### Prompt:
Each entry below should be echoed exactly, with pictures omitted.

(Data items)
-- Start --
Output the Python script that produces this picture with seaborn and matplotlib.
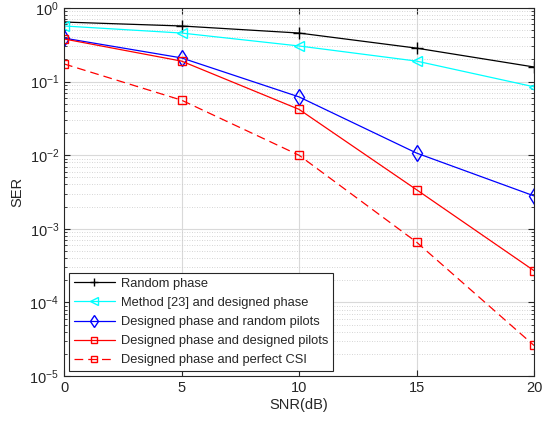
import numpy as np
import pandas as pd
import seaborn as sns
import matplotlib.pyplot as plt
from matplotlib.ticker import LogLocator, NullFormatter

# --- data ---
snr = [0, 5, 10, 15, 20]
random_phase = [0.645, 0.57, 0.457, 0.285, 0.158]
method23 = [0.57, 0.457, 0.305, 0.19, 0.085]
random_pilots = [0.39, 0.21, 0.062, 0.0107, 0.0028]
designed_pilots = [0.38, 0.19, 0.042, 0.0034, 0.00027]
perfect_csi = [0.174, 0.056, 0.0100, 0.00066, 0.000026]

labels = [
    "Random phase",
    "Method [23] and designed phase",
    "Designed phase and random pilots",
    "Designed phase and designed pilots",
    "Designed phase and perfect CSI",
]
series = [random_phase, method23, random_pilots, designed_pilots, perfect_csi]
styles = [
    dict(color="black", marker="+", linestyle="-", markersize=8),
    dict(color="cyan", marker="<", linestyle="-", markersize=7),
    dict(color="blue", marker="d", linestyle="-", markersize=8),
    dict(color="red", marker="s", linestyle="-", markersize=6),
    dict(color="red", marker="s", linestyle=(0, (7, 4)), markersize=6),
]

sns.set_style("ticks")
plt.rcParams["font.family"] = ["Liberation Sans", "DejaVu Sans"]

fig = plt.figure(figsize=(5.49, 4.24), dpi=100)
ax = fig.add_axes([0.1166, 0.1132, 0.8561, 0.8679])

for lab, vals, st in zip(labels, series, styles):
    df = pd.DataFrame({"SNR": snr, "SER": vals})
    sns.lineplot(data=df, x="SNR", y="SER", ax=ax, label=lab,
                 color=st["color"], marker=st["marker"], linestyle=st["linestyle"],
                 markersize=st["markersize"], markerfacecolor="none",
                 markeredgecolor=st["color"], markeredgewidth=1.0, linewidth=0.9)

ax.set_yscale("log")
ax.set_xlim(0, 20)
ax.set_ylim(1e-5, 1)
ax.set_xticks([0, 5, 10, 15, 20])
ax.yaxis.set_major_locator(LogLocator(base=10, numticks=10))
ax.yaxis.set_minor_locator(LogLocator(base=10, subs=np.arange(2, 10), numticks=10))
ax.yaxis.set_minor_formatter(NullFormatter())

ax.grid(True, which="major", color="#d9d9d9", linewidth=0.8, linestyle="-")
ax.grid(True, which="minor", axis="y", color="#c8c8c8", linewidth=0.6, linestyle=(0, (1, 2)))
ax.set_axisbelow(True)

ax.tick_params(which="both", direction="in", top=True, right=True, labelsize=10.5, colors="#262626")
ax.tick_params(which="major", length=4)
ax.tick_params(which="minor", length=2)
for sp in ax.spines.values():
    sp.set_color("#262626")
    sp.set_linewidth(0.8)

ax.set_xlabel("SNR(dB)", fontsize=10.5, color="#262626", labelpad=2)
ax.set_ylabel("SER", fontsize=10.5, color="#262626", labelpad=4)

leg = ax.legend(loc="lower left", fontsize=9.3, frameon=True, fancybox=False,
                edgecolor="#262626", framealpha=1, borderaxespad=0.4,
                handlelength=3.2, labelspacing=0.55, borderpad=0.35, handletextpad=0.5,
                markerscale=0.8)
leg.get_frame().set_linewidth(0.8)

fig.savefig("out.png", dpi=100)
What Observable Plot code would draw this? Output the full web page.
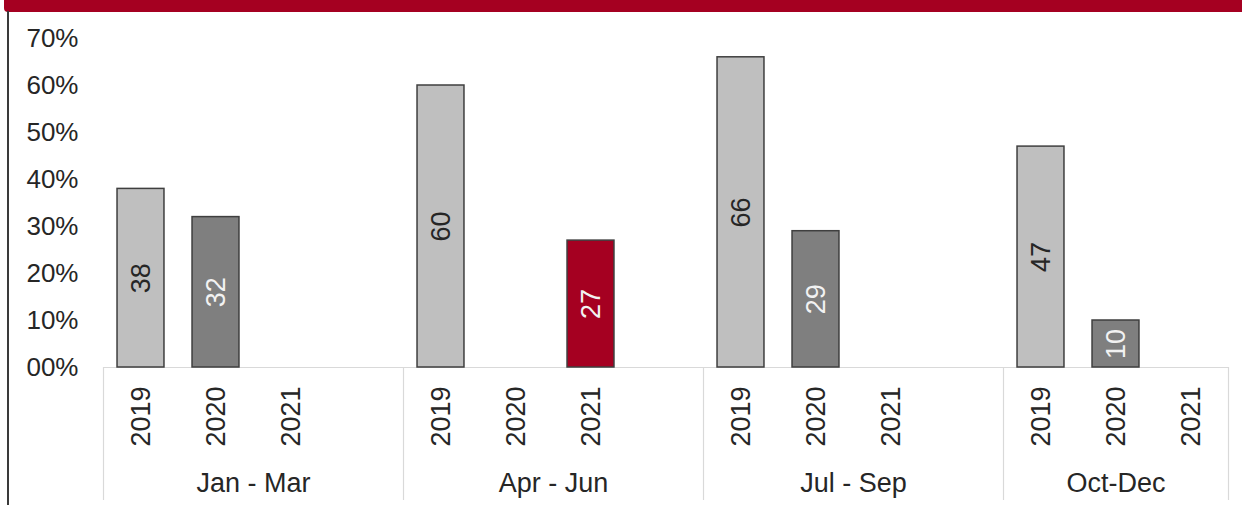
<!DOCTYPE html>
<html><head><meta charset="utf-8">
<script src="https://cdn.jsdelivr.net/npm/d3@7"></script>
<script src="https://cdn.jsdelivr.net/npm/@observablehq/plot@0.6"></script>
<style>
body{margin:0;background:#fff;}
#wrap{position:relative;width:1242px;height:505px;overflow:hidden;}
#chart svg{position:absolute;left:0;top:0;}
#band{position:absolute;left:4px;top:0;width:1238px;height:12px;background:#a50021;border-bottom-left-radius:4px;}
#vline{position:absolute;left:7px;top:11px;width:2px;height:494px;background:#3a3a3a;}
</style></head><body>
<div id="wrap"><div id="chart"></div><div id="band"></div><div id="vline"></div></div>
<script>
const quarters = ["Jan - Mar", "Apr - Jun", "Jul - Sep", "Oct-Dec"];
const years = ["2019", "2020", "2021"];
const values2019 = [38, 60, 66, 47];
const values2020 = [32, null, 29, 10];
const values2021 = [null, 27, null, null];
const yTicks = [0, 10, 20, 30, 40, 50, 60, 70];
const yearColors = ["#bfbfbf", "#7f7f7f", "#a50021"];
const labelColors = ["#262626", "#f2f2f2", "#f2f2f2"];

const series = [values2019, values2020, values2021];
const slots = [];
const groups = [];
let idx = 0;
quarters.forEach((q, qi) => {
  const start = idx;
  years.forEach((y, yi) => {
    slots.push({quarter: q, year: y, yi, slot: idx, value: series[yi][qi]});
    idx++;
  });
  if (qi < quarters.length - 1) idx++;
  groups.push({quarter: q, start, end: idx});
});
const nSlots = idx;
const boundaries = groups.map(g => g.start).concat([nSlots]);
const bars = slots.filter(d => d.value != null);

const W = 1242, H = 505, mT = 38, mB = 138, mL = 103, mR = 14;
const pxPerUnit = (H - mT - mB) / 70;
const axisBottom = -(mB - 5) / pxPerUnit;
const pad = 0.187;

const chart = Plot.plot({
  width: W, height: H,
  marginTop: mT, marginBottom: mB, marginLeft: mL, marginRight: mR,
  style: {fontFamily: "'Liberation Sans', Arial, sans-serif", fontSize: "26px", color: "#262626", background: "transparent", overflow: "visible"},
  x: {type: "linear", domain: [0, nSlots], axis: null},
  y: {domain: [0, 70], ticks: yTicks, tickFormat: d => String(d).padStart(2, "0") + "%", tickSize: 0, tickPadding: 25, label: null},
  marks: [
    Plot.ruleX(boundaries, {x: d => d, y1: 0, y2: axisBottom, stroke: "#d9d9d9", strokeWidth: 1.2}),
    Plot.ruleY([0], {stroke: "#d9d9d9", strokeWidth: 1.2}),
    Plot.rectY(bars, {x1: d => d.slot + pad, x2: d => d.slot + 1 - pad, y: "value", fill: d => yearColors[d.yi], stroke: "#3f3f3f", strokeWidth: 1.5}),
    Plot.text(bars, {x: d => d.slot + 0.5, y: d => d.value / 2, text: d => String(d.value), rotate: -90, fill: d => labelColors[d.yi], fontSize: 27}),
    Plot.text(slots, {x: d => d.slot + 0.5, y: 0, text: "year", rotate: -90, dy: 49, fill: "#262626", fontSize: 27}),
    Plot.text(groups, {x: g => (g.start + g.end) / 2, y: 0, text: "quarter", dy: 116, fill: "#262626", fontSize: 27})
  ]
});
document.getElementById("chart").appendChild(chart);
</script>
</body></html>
-- End --
### Task solution:
Output the Python script that produces this picture with seaborn and matplotlib.
import numpy as np
import pandas as pd
import seaborn as sns
import matplotlib.pyplot as plt
from matplotlib.ticker import LogLocator, NullFormatter

# --- data ---
snr = [0, 5, 10, 15, 20]
random_phase = [0.645, 0.57, 0.457, 0.285, 0.158]
method23 = [0.57, 0.457, 0.305, 0.19, 0.085]
random_pilots = [0.39, 0.21, 0.062, 0.0107, 0.0028]
designed_pilots = [0.38, 0.19, 0.042, 0.0034, 0.00027]
perfect_csi = [0.174, 0.056, 0.0100, 0.00066, 0.000026]

labels = [
    "Random phase",
    "Method [23] and designed phase",
    "Designed phase and random pilots",
    "Designed phase and designed pilots",
    "Designed phase and perfect CSI",
]
series = [random_phase, method23, random_pilots, designed_pilots, perfect_csi]
styles = [
    dict(color="black", marker="+", linestyle="-", markersize=8),
    dict(color="cyan", marker="<", linestyle="-", markersize=7),
    dict(color="blue", marker="d", linestyle="-", markersize=8),
    dict(color="red", marker="s", linestyle="-", markersize=6),
    dict(color="red", marker="s", linestyle=(0, (7, 4)), markersize=6),
]

sns.set_style("ticks")
plt.rcParams["font.family"] = ["Liberation Sans", "DejaVu Sans"]

fig = plt.figure(figsize=(5.49, 4.24), dpi=100)
ax = fig.add_axes([0.1166, 0.1132, 0.8561, 0.8679])

for lab, vals, st in zip(labels, series, styles):
    df = pd.DataFrame({"SNR": snr, "SER": vals})
    sns.lineplot(data=df, x="SNR", y="SER", ax=ax, label=lab,
                 color=st["color"], marker=st["marker"], linestyle=st["linestyle"],
                 markersize=st["markersize"], markerfacecolor="none",
                 markeredgecolor=st["color"], markeredgewidth=1.0, linewidth=0.9)

ax.set_yscale("log")
ax.set_xlim(0, 20)
ax.set_ylim(1e-5, 1)
ax.set_xticks([0, 5, 10, 15, 20])
ax.yaxis.set_major_locator(LogLocator(base=10, numticks=10))
ax.yaxis.set_minor_locator(LogLocator(base=10, subs=np.arange(2, 10), numticks=10))
ax.yaxis.set_minor_formatter(NullFormatter())

ax.grid(True, which="major", color="#d9d9d9", linewidth=0.8, linestyle="-")
ax.grid(True, which="minor", axis="y", color="#c8c8c8", linewidth=0.6, linestyle=(0, (1, 2)))
ax.set_axisbelow(True)

ax.tick_params(which="both", direction="in", top=True, right=True, labelsize=10.5, colors="#262626")
ax.tick_params(which="major", length=4)
ax.tick_params(which="minor", length=2)
for sp in ax.spines.values():
    sp.set_color("#262626")
    sp.set_linewidth(0.8)

ax.set_xlabel("SNR(dB)", fontsize=10.5, color="#262626", labelpad=2)
ax.set_ylabel("SER", fontsize=10.5, color="#262626", labelpad=4)

leg = ax.legend(loc="lower left", fontsize=9.3, frameon=True, fancybox=False,
                edgecolor="#262626", framealpha=1, borderaxespad=0.4,
                handlelength=3.2, labelspacing=0.55, borderpad=0.35, handletextpad=0.5,
                markerscale=0.8)
leg.get_frame().set_linewidth(0.8)

fig.savefig("out.png", dpi=100)
What Observable Plot code would draw this? Output the full web page.
<!DOCTYPE html>
<html><head><meta charset="utf-8">
<script src="https://cdn.jsdelivr.net/npm/d3@7"></script>
<script src="https://cdn.jsdelivr.net/npm/@observablehq/plot@0.6"></script>
<style>
body{margin:0;background:#fff;}
#wrap{position:relative;width:1242px;height:505px;overflow:hidden;}
#chart svg{position:absolute;left:0;top:0;}
#band{position:absolute;left:4px;top:0;width:1238px;height:12px;background:#a50021;border-bottom-left-radius:4px;}
#vline{position:absolute;left:7px;top:11px;width:2px;height:494px;background:#3a3a3a;}
</style></head><body>
<div id="wrap"><div id="chart"></div><div id="band"></div><div id="vline"></div></div>
<script>
const quarters = ["Jan - Mar", "Apr - Jun", "Jul - Sep", "Oct-Dec"];
const years = ["2019", "2020", "2021"];
const values2019 = [38, 60, 66, 47];
const values2020 = [32, null, 29, 10];
const values2021 = [null, 27, null, null];
const yTicks = [0, 10, 20, 30, 40, 50, 60, 70];
const yearColors = ["#bfbfbf", "#7f7f7f", "#a50021"];
const labelColors = ["#262626", "#f2f2f2", "#f2f2f2"];

const series = [values2019, values2020, values2021];
const slots = [];
const groups = [];
let idx = 0;
quarters.forEach((q, qi) => {
  const start = idx;
  years.forEach((y, yi) => {
    slots.push({quarter: q, year: y, yi, slot: idx, value: series[yi][qi]});
    idx++;
  });
  if (qi < quarters.length - 1) idx++;
  groups.push({quarter: q, start, end: idx});
});
const nSlots = idx;
const boundaries = groups.map(g => g.start).concat([nSlots]);
const bars = slots.filter(d => d.value != null);

const W = 1242, H = 505, mT = 38, mB = 138, mL = 103, mR = 14;
const pxPerUnit = (H - mT - mB) / 70;
const axisBottom = -(mB - 5) / pxPerUnit;
const pad = 0.187;

const chart = Plot.plot({
  width: W, height: H,
  marginTop: mT, marginBottom: mB, marginLeft: mL, marginRight: mR,
  style: {fontFamily: "'Liberation Sans', Arial, sans-serif", fontSize: "26px", color: "#262626", background: "transparent", overflow: "visible"},
  x: {type: "linear", domain: [0, nSlots], axis: null},
  y: {domain: [0, 70], ticks: yTicks, tickFormat: d => String(d).padStart(2, "0") + "%", tickSize: 0, tickPadding: 25, label: null},
  marks: [
    Plot.ruleX(boundaries, {x: d => d, y1: 0, y2: axisBottom, stroke: "#d9d9d9", strokeWidth: 1.2}),
    Plot.ruleY([0], {stroke: "#d9d9d9", strokeWidth: 1.2}),
    Plot.rectY(bars, {x1: d => d.slot + pad, x2: d => d.slot + 1 - pad, y: "value", fill: d => yearColors[d.yi], stroke: "#3f3f3f", strokeWidth: 1.5}),
    Plot.text(bars, {x: d => d.slot + 0.5, y: d => d.value / 2, text: d => String(d.value), rotate: -90, fill: d => labelColors[d.yi], fontSize: 27}),
    Plot.text(slots, {x: d => d.slot + 0.5, y: 0, text: "year", rotate: -90, dy: 49, fill: "#262626", fontSize: 27}),
    Plot.text(groups, {x: g => (g.start + g.end) / 2, y: 0, text: "quarter", dy: 116, fill: "#262626", fontSize: 27})
  ]
});
document.getElementById("chart").appendChild(chart);
</script>
</body></html>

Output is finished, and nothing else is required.